Bears float some new digs

rendering of new bears stadium

Rendering courtesy of the Chicago Bears

The Bears presented city officials yesterday with plans, renderings and designs for a $4.6 billion stadium development on the lakefront.

The big picture: The proposal calls for a publicly owned enclosed stadium so the Bears can host major events like the Super Bowl, the World Cup, live concerts and the NCAA Final Four.

  • "In this city, we have the vision to do big things," Bears president Kevin Warren said at a press conference.
park with collonade
Rendering courtesy of the Chicago Bears

Yes, but: The plan calls for lots of public dollars and the demolition of Soldier Field.

  • The Bears would keep the stadium's colonnades and create park space around them.

By the numbers: The team plans to put up over $2 billion, which they say is one of the biggest investments in city history and 70% of the total cost of the new venue.

  • The Bears are asking the state to kick in the rest through the Illinois Sports Facility Authority and to pony up millions of dollars in infrastructure improvements on the Museum Campus.
  • The state still owes over $600 million for the 2003 renovation of Soldier Field, but this plan would include refinancing that debt.

Reality check: "This project will result in no new taxes for the residents of the city of Chicago," Mayor Brandon Johnson said at the press conference.

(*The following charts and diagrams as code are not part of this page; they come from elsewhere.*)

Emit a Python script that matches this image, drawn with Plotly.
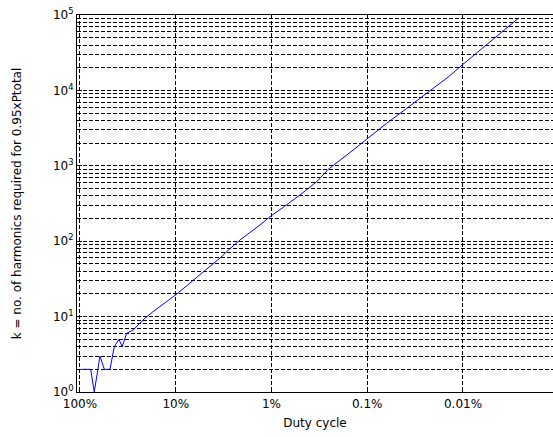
import plotly.graph_objects as go

# Duty cycle (fraction) and number of harmonics k required for 0.95 x Ptotal
duty = [0.97, 0.773, 0.709, 0.618, 0.557, 0.486, 0.438, 0.392, 0.362, 0.326,
        0.28, 0.21, 0.173, 0.098, 0.0558, 0.0345, 0.0283, 0.0213, 0.0132,
        0.0104, 0.00753, 0.00504, 0.00337, 0.00255, 0.0014, 7.36e-4, 6.27e-4,
        3.87e-4, 2.39e-4, 1.43e-4, 1.02e-4, 4.11e-5, 2.64e-5]
k_harm = [2, 2, 1, 3, 2, 2, 4, 5, 4, 6,
          6.6, 9.5, 11.6, 19.8, 36, 59.8, 76, 104, 164,
          211, 282, 410, 615, 899, 1622, 3142, 3659,
          5785, 9149, 15000, 21730, 57190, 90400]

x_tick_vals = [1, 0.1, 0.01, 0.001, 0.0001]
x_tick_text = ["100%", "10%", "1%", "0.1%", "0.01%"]
y_tick_vals = [1, 10, 100, 1000, 10000, 100000]
y_tick_text = ["10<sup>0</sup>", "10<sup>1</sup>", "10<sup>2</sup>",
               "10<sup>3</sup>", "10<sup>4</sup>", "10<sup>5</sup>"]
y_minor_vals = [m * 10 ** e for e in range(0, 5) for m in range(2, 10)]

FONT = "DejaVu Sans, Arial, sans-serif"
DASH = "4px,2px"

fig = go.Figure()
fig.add_trace(go.Scatter(x=duty, y=k_harm, mode="lines",
                         line=dict(color="#0000ff", width=1),
                         showlegend=False, hoverinfo="skip"))

fig.update_layout(
    width=553, height=437,
    margin=dict(l=77, r=0, t=15, b=45, autoexpand=False),
    paper_bgcolor="white", plot_bgcolor="white",
    font=dict(family=FONT, size=12, color="black"),
    xaxis=dict(
        type="log", range=[0.031, -4.94],
        tickmode="array", tickvals=x_tick_vals, ticktext=x_tick_text,
        ticks="inside", ticklen=5, tickcolor="black",
        ticklabelstandoff=1,
        showline=True, linecolor="black", linewidth=1, mirror=True,
        showgrid=True, gridcolor="black", gridwidth=1, griddash=DASH,
        zeroline=False,
        title=dict(text="Duty cycle", standoff=8, font=dict(size=12)),
    ),
    yaxis=dict(
        type="log", range=[0, 5],
        tickmode="array", tickvals=y_tick_vals, ticktext=y_tick_text,
        ticks="inside", ticklen=5, tickcolor="black",
        ticklabeloverflow="allow",
        showline=True, linecolor="black", linewidth=1, mirror=False,
        showgrid=True, gridcolor="black", gridwidth=1, griddash=DASH,
        zeroline=False,
        minor=dict(tickmode="array", tickvals=y_minor_vals, ticks="inside",
                   ticklen=3, tickcolor="black", showgrid=True,
                   gridcolor="black", gridwidth=1, griddash=DASH),
        title=dict(text="k = no. of harmonics required for 0.95xPtotal",
                   standoff=28, font=dict(size=12)),
    ),
)

# remove the browser's default 8px body margin so the figure fills the window
fig.write_html("out.html",
               config={"displayModeBar": False},
               post_script="document.body.style.margin='0px';"
                           "document.body.style.overflow='hidden';")
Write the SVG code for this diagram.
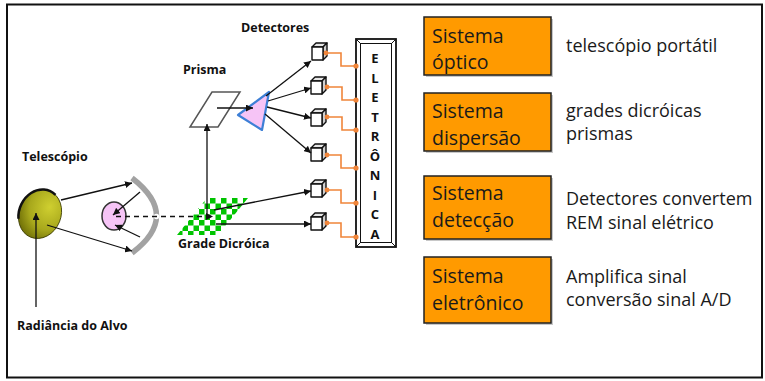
<svg xmlns="http://www.w3.org/2000/svg" width="765" height="381" viewBox="0 0 765 381">
  <style>
    .lbl { font-family: "Open Sans", "Liberation Sans", sans-serif; font-weight: 700; font-size: 12.5px; fill: #111; }
    .ele { font-family: "Open Sans", "Liberation Sans", sans-serif; font-weight: 700; font-size: 13px; fill: #111; text-anchor: middle; }
    .box { fill: #ff9a00; stroke: #222; stroke-width: 1.5; }
    .shadow { fill: #c8c8c8; }
    .btxt { font-family: "Open Sans", "Liberation Sans", sans-serif; font-size: 19.5px; fill: #1a1a1a; }
    .dtxt { font-family: "Open Sans", "Liberation Sans", sans-serif; font-size: 18px; fill: #1a1a1a; }
    .ray { stroke: #111; stroke-width: 1.3; fill: none; }
    .wire { stroke: #f0853a; stroke-width: 1.6; fill: none; }
    .pin { fill: #f0853a; }
  </style>
  <defs>
    <marker id="ah" viewBox="0 0 10 10" refX="10" refY="5" markerWidth="7" markerHeight="7" markerUnits="userSpaceOnUse" orient="auto">
      <path d="M0,0 L10,5 L0,10 z" fill="#111"/>
    </marker>
    <radialGradient id="olive" cx="0.65" cy="0.3" r="0.85">
      <stop offset="0" stop-color="#cfcf30"/>
      <stop offset="0.55" stop-color="#a8a81c"/>
      <stop offset="1" stop-color="#5c5c00"/>
    </radialGradient>
    <pattern id="checker" x="177" y="198" width="11" height="11" patternUnits="userSpaceOnUse">
      <rect width="11" height="11" fill="#ffffff"/>
      <rect width="5.5" height="5.5" fill="#00c400"/>
      <rect x="5.5" y="5.5" width="5.5" height="5.5" fill="#00c400"/>
    </pattern>
    <g id="cube" stroke="#111" stroke-width="1.4" stroke-linejoin="round">
      <path d="M0,4 L4,0 L15,0 L11,4 z" fill="#e6e6e6"/>
      <path d="M11,4 L15,0 L15,13 L11,17 z" fill="#d0d0d0"/>
      <path d="M0,4 L11,4 L11,17 L0,17 z" fill="#ffffff"/>
    </g>
  </defs>

  <rect x="0" y="0" width="765" height="381" fill="#ffffff"/>
  <!-- outer frame -->
  <rect x="7" y="4.5" width="755" height="373" fill="none" stroke="#111" stroke-width="2"/>

  <!-- labels -->
  <g id="labels">
    <text class="lbl" x="241" y="32">Detectores</text>
    <text class="lbl" x="183" y="74">Prisma</text>
    <text class="lbl" x="22" y="161">Telescópio</text>
    <text class="lbl" x="178" y="248">Grade Dicróica</text>
    <text class="lbl" x="17" y="330">Radiância do Alvo</text>
  </g>

  <!-- primary mirror -->
  <g id="primary-mirror">
    <ellipse cx="40" cy="214" rx="21" ry="25" transform="rotate(22 40 214)" fill="url(#olive)" stroke="#3a3a00" stroke-width="0.8"/>
    <path d="M-18.2,12.5 A21 25 0 0 1 7.2,-23.5" transform="translate(40 214) rotate(22)" fill="none" stroke="#111" stroke-width="2.5"/>
  </g>

  <!-- secondary mirror -->
  <g id="secondary-mirror">
    <ellipse cx="114" cy="216" rx="12" ry="14" fill="#f6c4f6" stroke="#333" stroke-width="1.5"/>
  </g>

  <!-- curved reflector -->
  <g id="reflector">
    <path d="M132,178 Q181,216 132,253" fill="none" stroke="#a2a2a2" stroke-width="5.5"/>
    <circle cx="156.5" cy="216.5" r="2.8" fill="#ffffff"/>
  </g>

  <!-- fold mirror -->
  <g id="fold-mirror">
    <path d="M212,92 L240,92 L218,127 L190,127 z" fill="#ffffff" stroke="#555" stroke-width="1.5"/>
  </g>

  <!-- prism -->
  <g id="prism">
    <path d="M238,115 L269,92 L262,130 z" fill="#f6c4f6" stroke="#3d7fd6" stroke-width="2.2" stroke-linejoin="round"/>
  </g>

  <!-- dichroic grating -->
  <g id="grating">
    <path d="M207,198 L248,198 L218,235 L177,235 z" fill="url(#checker)"/>
  </g>

  <!-- detectors -->
  <g id="detectors">
    <use id="det1" href="#cube" x="312" y="43"/>
    <use id="det2" href="#cube" x="311" y="77"/>
    <use id="det3" href="#cube" x="311" y="109"/>
    <use id="det4" href="#cube" x="311" y="144"/>
    <use id="det5" href="#cube" x="311" y="180"/>
    <use id="det6" href="#cube" x="311" y="213"/>
  </g>

  <!-- electronics unit -->
  <g id="electronics">
    <rect x="356" y="39" width="40" height="208" fill="#ffffff" stroke="#111" stroke-width="1.8"/>
    <rect x="360.5" y="43.5" width="31" height="199" fill="none" stroke="#111" stroke-width="1"/>
    <path d="M356,39 L360.5,43.5 M396,39 L391.5,43.5 M356,247 L360.5,242.5 M396,247 L391.5,242.5" stroke="#111" stroke-width="1"/>
    <text class="ele" x="375" y="63">E</text>
    <text class="ele" x="375" y="82.5">L</text>
    <text class="ele" x="375" y="102">E</text>
    <text class="ele" x="375" y="121.5">T</text>
    <text class="ele" x="375" y="141">R</text>
    <text class="ele" x="375" y="160.5">Ô</text>
    <text class="ele" x="375" y="180">N</text>
    <text class="ele" x="375" y="199.5">I</text>
    <text class="ele" x="375" y="219">C</text>
    <text class="ele" x="375" y="238.5">A</text>
  </g>

  <!-- light paths and signal wiring -->
  <g id="connectors">
    <line class="ray" x1="36" y1="307" x2="36" y2="213" marker-end="url(#ah)"/>
    <line class="ray" x1="61" y1="200" x2="132" y2="183" marker-end="url(#ah)"/>
    <line class="ray" x1="47" y1="225" x2="132" y2="251" marker-end="url(#ah)"/>
    <line class="ray" x1="140" y1="192" x2="113" y2="215" marker-end="url(#ah)"/>
    <line class="ray" x1="140" y1="237" x2="115" y2="225" marker-end="url(#ah)"/>
    <line class="ray" x1="116" y1="216.5" x2="213" y2="216.5" stroke-dasharray="5 4" marker-end="url(#ah)"/>
    <line class="ray" x1="207" y1="217" x2="207" y2="124" marker-end="url(#ah)"/>
    <line class="ray" x1="217" y1="108" x2="253" y2="108" marker-end="url(#ah)"/>
    <line class="ray" x1="266" y1="96" x2="311" y2="61" marker-end="url(#ah)"/>
    <line class="ray" x1="268" y1="101" x2="311" y2="88" marker-end="url(#ah)"/>
    <line class="ray" x1="267" y1="107" x2="311" y2="118" marker-end="url(#ah)"/>
    <line class="ray" x1="265" y1="114" x2="311" y2="153" marker-end="url(#ah)"/>
    <line class="ray" x1="214" y1="210" x2="311" y2="191" marker-end="url(#ah)"/>
    <line class="ray" x1="216" y1="224" x2="311" y2="224" marker-end="url(#ah)"/>

    <path class="wire" d="M326,53 H341 V66 H356"/>
    <path class="wire" d="M327,87 H342 V100 H356"/>
    <path class="wire" d="M327,117 H342 V130 H356"/>
    <path class="wire" d="M327,155 H341 V168 H356"/>
    <path class="wire" d="M327,190 H341 V203 H356"/>
    <path class="wire" d="M327,223 H341 V237 H356"/>
    <g class="pin">
      <circle cx="326" cy="53" r="2.4"/><circle cx="356" cy="66" r="2.6"/>
      <circle cx="327" cy="87" r="2.4"/><circle cx="356" cy="100" r="2.6"/>
      <circle cx="327" cy="117" r="2.4"/><circle cx="356" cy="130" r="2.6"/>
      <circle cx="327" cy="155" r="2.4"/><circle cx="356" cy="168" r="2.6"/>
      <circle cx="327" cy="190" r="2.4"/><circle cx="356" cy="203" r="2.6"/>
      <circle cx="327" cy="223" r="2.4"/><circle cx="356" cy="237" r="2.6"/>
    </g>
  </g>

  <!-- subsystem legend -->
  <g id="sys-optico">
    <rect class="shadow" x="426" y="19" width="127" height="58"/>
    <rect class="box" x="424" y="17" width="127" height="58"/>
    <text class="btxt" x="432" y="43">Sistema</text>
    <text class="btxt" x="432" y="69">óptico</text>
    <text class="dtxt" x="566" y="52">telescópio portátil</text>
  </g>
  <g id="sys-dispersao">
    <rect class="shadow" x="426" y="95" width="127" height="58"/>
    <rect class="box" x="424" y="93" width="127" height="58"/>
    <text class="btxt" x="432" y="118">Sistema</text>
    <text class="btxt" x="432" y="145">dispersão</text>
    <text class="dtxt" x="566" y="117">grades dicróicas</text>
    <text class="dtxt" x="566" y="140">prismas</text>
  </g>
  <g id="sys-deteccao">
    <rect class="shadow" x="426" y="178" width="127" height="63"/>
    <rect class="box" x="424" y="176" width="127" height="63"/>
    <text class="btxt" x="432" y="200">Sistema</text>
    <text class="btxt" x="432" y="227">detecção</text>
    <text class="dtxt" x="566" y="205">Detectores convertem</text>
    <text class="dtxt" x="566" y="229">REM sinal elétrico</text>
  </g>
  <g id="sys-eletronico">
    <rect class="shadow" x="426" y="259" width="127" height="66"/>
    <rect class="box" x="424" y="257" width="127" height="66"/>
    <text class="btxt" x="432" y="283">Sistema</text>
    <text class="btxt" x="432" y="310">eletrônico</text>
    <text class="dtxt" x="566" y="283">Amplifica sinal</text>
    <text class="dtxt" x="566" y="306">conversão sinal A/D</text>
  </g>
</svg>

  • Any new financing deal would have to be approved by the Illinois General Assembly. Gov. JB Pritzker said he remains skeptical that any stadium deal would be good for taxpayers.
football field
Rendering courtesy of the Chicago Bears

The other side: The nonprofit Friends of the Park has already called the notion of building a stadium along the lake a non-starter.

  • "As is so often the case in Chicago, the powerful and wealthy are demanding that our entire city stop and fast-track their plans to expand operations on the people's lakefront," the Friends of the Park said in a statement.
  • "Once again, Chicago taxpayers are being told what is good for them."

The bottom line: The Bears want a big play, but they're still far from the end zone.